EDIT - GRS do actually list one, but it's for a 2-6-2 and is a different profile
 
Hm looks like scratch building may be the order of the day. I think I would attack it by using some small L brass with old mains wire. Silver solder ends, lower temp at 1/4 with the high solder and lower melt solder to fill in. You may with a bit of innovation manage more than 1 strut on each soft solder. Pain of a job but possible.
 
Hm looks like scratch building may be the order of the day. I think I would attack it by using some small L brass with old mains wire. Silver solder ends, lower temp at 1/4 with the high solder and lower melt solder to fill in. You may with a bit of innovation manage more than 1 strut on each soft solder.
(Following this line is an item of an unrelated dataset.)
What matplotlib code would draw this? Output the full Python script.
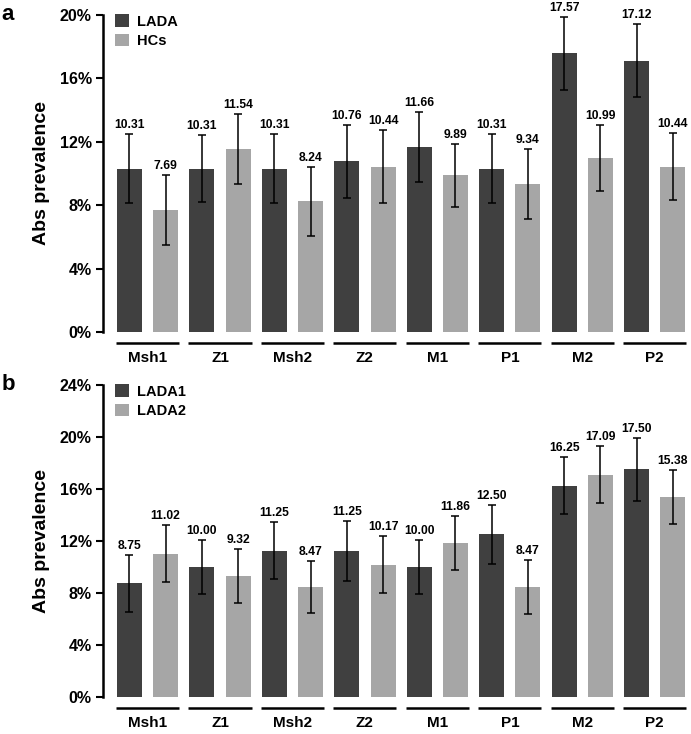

Pain of a job but possible.
It would be all soft solder, as I no longer have access to silver solder, make one, and them cast them in resin maybe!
 
I think resin will be too brittle? - One rough-shunt..

Would the Swift Sixteen item be any good?
Not too deep, possibly have to trim a section from each end, but I see they are presently out of stock.

If you hold things in place with lumps of other metal-stock, you should be able to control heat transfer between joints.
That, or lay the job on an old slab, and use a torch to solder in one..

PhilP
 
It would be all soft solder, as I no longer have access to silver solder, make one, and them cast them in resin maybe!
I think resin will be too brittle? - One rough-shunt..

Would the Swift Sixteen item be any good?
Not too deep, possibly have to trim a section from each end, but I see they are presently out of stock.

If you hold things in place with lumps of other metal-stock, you should be able to control heat transfer between joints.
That, or lay the job on an old slab, and use a torch to solder in one..

PhilP
Not sure where the lack of Silver Solder comes from, easily available and a small Kitchen Brûlée torch will do small jobs like this. I think we have been here with this silver solder conversation before?
 
Moving ever closer to finishing my Lyn, I am now considering the "crew". From left to right I have examples from 3 suppliers, G Scale from Clavey Models (no longer supplying G Gauge) 16mm from Modeltown (I think) and the Bachmann supplied item. The G Gauge item looks best fit, so I and looking to buy from Narrow Minded Rail Works.